**Problem requirements:**
Check every line of the data below for the string "code", and copy the ones that hold it.
********
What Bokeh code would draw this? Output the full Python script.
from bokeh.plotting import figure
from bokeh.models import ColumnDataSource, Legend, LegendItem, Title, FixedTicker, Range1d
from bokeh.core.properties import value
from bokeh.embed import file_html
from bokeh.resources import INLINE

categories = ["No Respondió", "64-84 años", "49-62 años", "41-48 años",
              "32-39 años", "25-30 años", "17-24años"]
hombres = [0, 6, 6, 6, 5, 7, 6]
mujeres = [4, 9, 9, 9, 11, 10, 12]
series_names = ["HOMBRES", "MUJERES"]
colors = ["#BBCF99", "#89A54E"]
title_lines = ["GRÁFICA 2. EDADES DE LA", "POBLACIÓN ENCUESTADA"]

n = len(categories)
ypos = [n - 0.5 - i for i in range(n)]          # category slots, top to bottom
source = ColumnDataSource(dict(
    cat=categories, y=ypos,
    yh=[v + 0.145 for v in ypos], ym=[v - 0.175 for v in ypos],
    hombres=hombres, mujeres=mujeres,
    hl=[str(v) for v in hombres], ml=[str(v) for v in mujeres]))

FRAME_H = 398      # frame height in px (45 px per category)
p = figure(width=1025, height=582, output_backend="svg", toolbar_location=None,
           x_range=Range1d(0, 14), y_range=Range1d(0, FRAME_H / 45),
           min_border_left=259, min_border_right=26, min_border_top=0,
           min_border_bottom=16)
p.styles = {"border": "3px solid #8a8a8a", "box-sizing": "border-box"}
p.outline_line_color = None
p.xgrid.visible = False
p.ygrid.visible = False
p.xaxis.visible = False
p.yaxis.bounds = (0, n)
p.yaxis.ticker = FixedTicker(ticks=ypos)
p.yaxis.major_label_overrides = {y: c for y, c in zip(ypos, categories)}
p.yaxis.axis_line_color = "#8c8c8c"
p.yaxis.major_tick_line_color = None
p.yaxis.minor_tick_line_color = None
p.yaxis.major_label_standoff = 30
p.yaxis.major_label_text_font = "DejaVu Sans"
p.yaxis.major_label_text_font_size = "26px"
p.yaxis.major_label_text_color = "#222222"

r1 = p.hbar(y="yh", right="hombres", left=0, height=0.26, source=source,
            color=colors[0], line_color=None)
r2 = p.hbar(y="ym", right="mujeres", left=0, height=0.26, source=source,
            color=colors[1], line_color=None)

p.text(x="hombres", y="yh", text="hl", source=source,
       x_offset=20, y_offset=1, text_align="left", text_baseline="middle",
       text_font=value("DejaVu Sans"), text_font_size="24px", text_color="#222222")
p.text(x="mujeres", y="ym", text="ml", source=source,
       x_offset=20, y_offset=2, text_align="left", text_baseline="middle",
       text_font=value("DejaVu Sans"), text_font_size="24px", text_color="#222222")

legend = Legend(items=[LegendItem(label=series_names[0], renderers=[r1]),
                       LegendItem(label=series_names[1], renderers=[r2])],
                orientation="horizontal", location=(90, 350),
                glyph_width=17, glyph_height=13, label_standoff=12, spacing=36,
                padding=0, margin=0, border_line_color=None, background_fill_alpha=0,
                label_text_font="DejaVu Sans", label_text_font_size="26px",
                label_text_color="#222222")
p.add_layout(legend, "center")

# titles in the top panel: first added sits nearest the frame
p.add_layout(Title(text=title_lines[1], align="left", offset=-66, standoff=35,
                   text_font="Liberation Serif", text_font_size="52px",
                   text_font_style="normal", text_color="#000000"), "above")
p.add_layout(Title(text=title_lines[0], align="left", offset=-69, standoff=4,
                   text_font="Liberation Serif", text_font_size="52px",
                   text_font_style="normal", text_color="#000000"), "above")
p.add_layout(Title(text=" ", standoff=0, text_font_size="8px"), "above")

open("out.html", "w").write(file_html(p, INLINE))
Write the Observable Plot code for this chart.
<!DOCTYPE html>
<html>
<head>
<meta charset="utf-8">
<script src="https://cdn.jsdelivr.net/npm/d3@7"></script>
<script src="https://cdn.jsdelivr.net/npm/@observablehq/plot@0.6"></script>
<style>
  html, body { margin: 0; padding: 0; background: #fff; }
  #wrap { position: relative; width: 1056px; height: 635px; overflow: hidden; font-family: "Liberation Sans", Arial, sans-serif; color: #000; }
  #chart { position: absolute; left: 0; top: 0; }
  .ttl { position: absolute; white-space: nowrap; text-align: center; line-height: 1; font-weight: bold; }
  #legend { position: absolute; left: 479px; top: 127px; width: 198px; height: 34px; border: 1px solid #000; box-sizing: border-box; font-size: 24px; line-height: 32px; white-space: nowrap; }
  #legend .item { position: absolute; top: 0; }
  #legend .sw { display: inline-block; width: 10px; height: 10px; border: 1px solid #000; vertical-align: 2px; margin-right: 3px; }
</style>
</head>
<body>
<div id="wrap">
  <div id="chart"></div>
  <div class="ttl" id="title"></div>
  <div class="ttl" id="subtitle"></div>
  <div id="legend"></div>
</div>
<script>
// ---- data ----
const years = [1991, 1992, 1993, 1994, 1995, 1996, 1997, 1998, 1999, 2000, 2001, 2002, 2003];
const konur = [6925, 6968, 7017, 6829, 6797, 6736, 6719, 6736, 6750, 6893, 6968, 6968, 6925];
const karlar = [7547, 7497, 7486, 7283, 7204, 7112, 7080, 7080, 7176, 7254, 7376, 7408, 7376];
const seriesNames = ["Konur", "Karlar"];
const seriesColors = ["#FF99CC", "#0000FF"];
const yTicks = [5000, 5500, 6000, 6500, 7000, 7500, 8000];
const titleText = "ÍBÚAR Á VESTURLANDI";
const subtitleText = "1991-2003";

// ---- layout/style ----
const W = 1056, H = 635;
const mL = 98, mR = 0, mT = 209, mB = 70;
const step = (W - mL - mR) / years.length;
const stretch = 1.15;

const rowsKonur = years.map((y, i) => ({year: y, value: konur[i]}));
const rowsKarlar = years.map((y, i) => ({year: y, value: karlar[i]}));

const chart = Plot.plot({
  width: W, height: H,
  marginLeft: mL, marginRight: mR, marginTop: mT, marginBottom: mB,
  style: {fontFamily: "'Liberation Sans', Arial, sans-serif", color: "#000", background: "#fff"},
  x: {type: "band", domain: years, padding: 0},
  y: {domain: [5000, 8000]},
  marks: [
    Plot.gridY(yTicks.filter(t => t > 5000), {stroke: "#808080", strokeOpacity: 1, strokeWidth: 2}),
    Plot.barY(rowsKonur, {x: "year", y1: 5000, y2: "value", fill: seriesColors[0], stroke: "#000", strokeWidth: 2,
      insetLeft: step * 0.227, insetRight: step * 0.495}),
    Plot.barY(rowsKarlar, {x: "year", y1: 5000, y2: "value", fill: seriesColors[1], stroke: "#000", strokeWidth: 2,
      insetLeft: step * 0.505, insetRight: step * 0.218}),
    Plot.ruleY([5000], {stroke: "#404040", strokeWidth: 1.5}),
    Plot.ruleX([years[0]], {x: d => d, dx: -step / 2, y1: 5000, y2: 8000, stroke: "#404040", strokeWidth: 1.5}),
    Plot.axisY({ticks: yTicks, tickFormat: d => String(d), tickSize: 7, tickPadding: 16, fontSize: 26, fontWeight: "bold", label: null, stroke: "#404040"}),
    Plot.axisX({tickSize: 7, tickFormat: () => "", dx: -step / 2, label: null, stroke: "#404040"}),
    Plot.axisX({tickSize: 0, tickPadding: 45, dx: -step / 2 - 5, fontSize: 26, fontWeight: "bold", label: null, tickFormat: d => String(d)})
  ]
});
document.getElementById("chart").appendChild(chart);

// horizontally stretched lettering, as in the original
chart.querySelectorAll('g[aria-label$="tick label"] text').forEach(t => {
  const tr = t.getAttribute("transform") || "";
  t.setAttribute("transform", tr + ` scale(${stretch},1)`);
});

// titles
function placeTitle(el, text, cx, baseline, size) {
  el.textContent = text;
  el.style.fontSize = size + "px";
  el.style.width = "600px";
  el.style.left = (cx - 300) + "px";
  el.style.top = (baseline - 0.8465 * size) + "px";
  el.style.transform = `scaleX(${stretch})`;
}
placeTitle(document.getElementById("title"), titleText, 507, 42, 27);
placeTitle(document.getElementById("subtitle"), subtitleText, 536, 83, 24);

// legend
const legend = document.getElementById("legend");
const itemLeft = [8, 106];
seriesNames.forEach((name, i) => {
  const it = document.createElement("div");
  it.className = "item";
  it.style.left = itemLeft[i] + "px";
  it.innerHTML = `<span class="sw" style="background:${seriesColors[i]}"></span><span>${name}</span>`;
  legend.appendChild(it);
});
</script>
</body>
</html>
********
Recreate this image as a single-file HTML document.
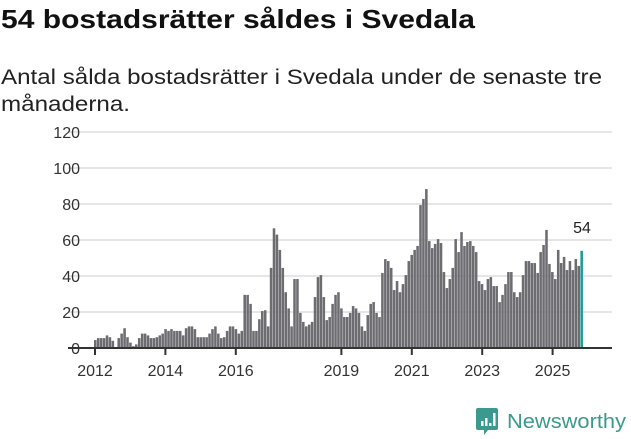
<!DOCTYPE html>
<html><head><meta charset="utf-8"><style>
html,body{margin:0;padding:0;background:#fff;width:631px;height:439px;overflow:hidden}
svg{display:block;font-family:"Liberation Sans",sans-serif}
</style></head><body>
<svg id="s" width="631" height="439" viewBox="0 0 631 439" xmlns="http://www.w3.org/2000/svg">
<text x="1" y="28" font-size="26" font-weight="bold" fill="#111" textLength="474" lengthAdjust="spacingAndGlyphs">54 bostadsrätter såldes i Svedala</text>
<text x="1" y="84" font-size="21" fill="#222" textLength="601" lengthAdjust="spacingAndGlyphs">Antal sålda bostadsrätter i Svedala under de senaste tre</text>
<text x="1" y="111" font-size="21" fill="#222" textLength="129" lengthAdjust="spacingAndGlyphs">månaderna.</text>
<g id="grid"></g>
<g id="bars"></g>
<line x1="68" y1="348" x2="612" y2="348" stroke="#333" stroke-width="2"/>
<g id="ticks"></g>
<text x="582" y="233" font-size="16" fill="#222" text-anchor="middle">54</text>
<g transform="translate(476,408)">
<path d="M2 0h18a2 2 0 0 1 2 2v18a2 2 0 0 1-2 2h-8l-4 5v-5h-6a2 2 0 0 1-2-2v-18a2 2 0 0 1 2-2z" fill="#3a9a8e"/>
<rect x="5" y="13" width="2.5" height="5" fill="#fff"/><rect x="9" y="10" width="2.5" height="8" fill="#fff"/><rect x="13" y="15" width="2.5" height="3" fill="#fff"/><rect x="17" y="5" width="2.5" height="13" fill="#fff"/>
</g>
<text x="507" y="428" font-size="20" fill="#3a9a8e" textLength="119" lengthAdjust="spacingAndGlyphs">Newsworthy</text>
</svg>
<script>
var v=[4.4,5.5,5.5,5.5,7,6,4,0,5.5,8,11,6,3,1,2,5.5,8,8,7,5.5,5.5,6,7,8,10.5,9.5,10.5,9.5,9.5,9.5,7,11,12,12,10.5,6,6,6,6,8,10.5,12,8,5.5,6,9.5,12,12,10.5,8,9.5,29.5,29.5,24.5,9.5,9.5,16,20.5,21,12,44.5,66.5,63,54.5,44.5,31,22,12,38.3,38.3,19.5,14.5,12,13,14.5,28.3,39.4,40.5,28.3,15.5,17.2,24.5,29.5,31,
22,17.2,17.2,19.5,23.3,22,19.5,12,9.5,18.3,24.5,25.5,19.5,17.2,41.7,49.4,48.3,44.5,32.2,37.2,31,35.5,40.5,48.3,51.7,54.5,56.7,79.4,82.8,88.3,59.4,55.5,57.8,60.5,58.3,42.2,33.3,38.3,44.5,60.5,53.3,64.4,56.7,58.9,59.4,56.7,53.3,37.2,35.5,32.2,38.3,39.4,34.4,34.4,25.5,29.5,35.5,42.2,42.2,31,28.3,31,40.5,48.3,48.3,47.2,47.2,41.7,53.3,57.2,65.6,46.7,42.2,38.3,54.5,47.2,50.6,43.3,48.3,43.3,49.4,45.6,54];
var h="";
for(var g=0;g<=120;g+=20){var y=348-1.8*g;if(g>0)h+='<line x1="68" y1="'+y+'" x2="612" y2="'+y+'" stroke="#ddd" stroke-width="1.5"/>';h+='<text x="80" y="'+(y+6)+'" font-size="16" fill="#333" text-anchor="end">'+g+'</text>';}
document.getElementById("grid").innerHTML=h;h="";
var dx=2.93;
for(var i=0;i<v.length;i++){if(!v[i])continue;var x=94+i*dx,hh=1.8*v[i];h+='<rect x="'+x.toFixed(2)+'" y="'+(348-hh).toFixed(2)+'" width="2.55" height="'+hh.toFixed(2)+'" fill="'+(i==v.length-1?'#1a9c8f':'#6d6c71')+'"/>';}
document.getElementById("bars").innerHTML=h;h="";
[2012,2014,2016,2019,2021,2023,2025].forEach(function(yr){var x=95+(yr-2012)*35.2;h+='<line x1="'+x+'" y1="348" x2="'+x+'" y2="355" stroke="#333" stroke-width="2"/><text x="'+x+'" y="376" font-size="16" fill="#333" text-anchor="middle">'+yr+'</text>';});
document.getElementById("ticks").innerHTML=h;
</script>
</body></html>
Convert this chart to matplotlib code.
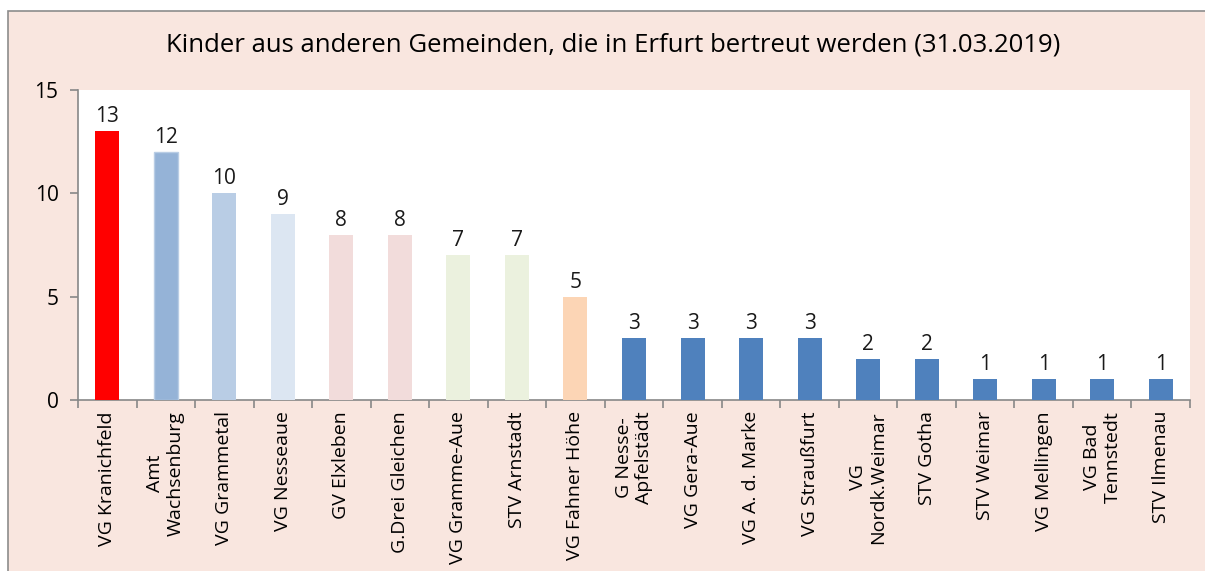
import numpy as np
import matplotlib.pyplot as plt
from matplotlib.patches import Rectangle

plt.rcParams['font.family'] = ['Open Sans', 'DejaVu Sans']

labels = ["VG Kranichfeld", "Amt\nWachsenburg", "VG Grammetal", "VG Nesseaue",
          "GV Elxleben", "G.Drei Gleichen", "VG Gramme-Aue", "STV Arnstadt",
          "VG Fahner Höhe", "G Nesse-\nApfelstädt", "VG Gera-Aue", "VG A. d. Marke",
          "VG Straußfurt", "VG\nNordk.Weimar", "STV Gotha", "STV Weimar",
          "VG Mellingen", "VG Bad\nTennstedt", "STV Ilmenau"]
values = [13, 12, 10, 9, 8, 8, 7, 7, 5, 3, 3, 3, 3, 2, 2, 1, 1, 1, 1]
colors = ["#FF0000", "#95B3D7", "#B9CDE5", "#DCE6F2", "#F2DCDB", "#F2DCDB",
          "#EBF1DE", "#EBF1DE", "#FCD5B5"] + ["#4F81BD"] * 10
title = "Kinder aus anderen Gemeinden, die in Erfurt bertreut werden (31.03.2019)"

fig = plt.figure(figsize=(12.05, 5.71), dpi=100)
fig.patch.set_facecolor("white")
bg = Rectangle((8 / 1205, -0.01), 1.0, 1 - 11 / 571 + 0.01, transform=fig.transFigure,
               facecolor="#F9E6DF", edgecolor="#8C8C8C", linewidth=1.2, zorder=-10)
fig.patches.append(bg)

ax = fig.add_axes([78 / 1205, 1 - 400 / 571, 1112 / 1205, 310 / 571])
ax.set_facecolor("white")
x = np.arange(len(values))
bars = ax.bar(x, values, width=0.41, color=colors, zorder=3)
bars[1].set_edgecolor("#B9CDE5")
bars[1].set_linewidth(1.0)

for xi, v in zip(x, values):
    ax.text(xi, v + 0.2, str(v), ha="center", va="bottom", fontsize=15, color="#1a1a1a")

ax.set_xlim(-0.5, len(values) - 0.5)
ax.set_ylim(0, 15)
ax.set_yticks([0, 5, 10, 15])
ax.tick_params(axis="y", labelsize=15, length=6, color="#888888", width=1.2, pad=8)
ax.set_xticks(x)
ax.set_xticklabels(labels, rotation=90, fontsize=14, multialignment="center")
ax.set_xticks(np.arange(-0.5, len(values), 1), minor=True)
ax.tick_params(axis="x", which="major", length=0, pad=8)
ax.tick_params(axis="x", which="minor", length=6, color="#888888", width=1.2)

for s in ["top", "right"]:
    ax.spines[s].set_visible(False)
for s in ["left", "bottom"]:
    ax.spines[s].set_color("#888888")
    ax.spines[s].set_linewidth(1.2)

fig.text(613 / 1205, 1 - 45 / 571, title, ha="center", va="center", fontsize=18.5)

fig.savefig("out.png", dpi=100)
********
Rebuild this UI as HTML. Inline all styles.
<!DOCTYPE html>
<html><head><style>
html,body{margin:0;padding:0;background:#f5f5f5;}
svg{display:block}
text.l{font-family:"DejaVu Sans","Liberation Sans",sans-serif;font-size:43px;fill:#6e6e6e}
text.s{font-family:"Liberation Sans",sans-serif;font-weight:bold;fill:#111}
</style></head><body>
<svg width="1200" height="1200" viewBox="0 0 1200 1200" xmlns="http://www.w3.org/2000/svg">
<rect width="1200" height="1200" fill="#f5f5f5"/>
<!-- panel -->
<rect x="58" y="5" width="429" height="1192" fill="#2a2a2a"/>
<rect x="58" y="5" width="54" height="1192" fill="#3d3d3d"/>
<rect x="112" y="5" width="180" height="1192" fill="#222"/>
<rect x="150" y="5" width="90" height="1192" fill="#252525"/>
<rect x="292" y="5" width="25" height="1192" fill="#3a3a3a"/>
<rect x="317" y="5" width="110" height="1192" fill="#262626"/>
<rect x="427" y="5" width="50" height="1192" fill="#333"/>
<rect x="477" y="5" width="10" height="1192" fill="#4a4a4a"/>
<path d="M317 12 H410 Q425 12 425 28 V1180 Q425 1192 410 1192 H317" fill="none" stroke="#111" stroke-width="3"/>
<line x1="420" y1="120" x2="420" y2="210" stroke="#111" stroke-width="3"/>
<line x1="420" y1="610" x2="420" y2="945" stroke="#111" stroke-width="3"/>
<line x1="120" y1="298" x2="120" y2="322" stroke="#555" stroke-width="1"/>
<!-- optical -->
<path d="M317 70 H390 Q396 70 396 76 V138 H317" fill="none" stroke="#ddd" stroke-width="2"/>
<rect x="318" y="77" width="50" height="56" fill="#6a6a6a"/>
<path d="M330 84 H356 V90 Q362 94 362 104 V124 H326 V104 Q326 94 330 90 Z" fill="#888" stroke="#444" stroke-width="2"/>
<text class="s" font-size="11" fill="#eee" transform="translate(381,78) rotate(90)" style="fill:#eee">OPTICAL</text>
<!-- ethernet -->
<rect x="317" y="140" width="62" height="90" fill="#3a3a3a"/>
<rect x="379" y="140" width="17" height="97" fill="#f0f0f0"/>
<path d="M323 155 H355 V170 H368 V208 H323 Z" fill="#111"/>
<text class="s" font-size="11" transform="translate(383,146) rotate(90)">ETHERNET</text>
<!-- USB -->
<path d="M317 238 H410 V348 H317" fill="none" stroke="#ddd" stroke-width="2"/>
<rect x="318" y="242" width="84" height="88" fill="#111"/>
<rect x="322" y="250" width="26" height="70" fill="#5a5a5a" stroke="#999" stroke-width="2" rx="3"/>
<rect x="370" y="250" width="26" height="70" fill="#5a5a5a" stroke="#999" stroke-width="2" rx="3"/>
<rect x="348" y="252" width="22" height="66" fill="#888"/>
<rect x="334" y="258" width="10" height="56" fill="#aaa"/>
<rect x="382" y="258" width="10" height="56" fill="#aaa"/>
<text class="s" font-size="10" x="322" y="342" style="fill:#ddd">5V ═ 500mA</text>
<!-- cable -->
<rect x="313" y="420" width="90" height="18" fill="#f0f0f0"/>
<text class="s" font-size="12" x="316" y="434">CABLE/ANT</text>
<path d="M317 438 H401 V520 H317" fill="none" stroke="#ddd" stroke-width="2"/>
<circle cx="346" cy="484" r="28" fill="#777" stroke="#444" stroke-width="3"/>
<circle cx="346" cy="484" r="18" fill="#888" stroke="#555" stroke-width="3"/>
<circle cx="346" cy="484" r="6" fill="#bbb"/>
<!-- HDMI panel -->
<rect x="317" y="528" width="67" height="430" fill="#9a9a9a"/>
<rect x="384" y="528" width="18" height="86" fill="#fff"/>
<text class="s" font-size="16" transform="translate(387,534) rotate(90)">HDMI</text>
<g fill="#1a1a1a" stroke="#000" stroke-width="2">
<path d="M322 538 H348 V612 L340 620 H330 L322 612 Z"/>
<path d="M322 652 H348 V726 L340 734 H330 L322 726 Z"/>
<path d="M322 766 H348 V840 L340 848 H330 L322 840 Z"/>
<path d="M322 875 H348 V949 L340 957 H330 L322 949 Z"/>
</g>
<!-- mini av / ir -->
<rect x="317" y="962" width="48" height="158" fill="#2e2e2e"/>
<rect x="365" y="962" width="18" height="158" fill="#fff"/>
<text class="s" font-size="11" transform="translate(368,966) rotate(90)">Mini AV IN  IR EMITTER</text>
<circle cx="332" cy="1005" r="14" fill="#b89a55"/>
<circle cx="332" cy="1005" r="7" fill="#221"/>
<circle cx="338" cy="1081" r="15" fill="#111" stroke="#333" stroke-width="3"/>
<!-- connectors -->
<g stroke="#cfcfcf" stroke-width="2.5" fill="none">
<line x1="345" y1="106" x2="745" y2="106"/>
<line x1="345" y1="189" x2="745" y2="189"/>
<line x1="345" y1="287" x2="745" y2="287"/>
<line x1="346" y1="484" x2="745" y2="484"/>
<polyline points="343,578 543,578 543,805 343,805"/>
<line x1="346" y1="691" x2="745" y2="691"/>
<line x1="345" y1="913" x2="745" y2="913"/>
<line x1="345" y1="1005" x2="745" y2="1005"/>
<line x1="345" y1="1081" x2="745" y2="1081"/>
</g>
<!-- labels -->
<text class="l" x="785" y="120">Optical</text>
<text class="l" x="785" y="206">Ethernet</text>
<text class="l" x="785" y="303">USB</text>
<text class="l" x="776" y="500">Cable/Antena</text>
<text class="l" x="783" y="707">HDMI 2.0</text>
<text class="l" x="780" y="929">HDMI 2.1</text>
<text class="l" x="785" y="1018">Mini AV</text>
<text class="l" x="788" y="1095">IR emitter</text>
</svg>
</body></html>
********
**Answer:**
What Bokeh code would draw this? Output the full Python script.
Write the Observable Plot code for this chart.
Convert this chart to matplotlib code.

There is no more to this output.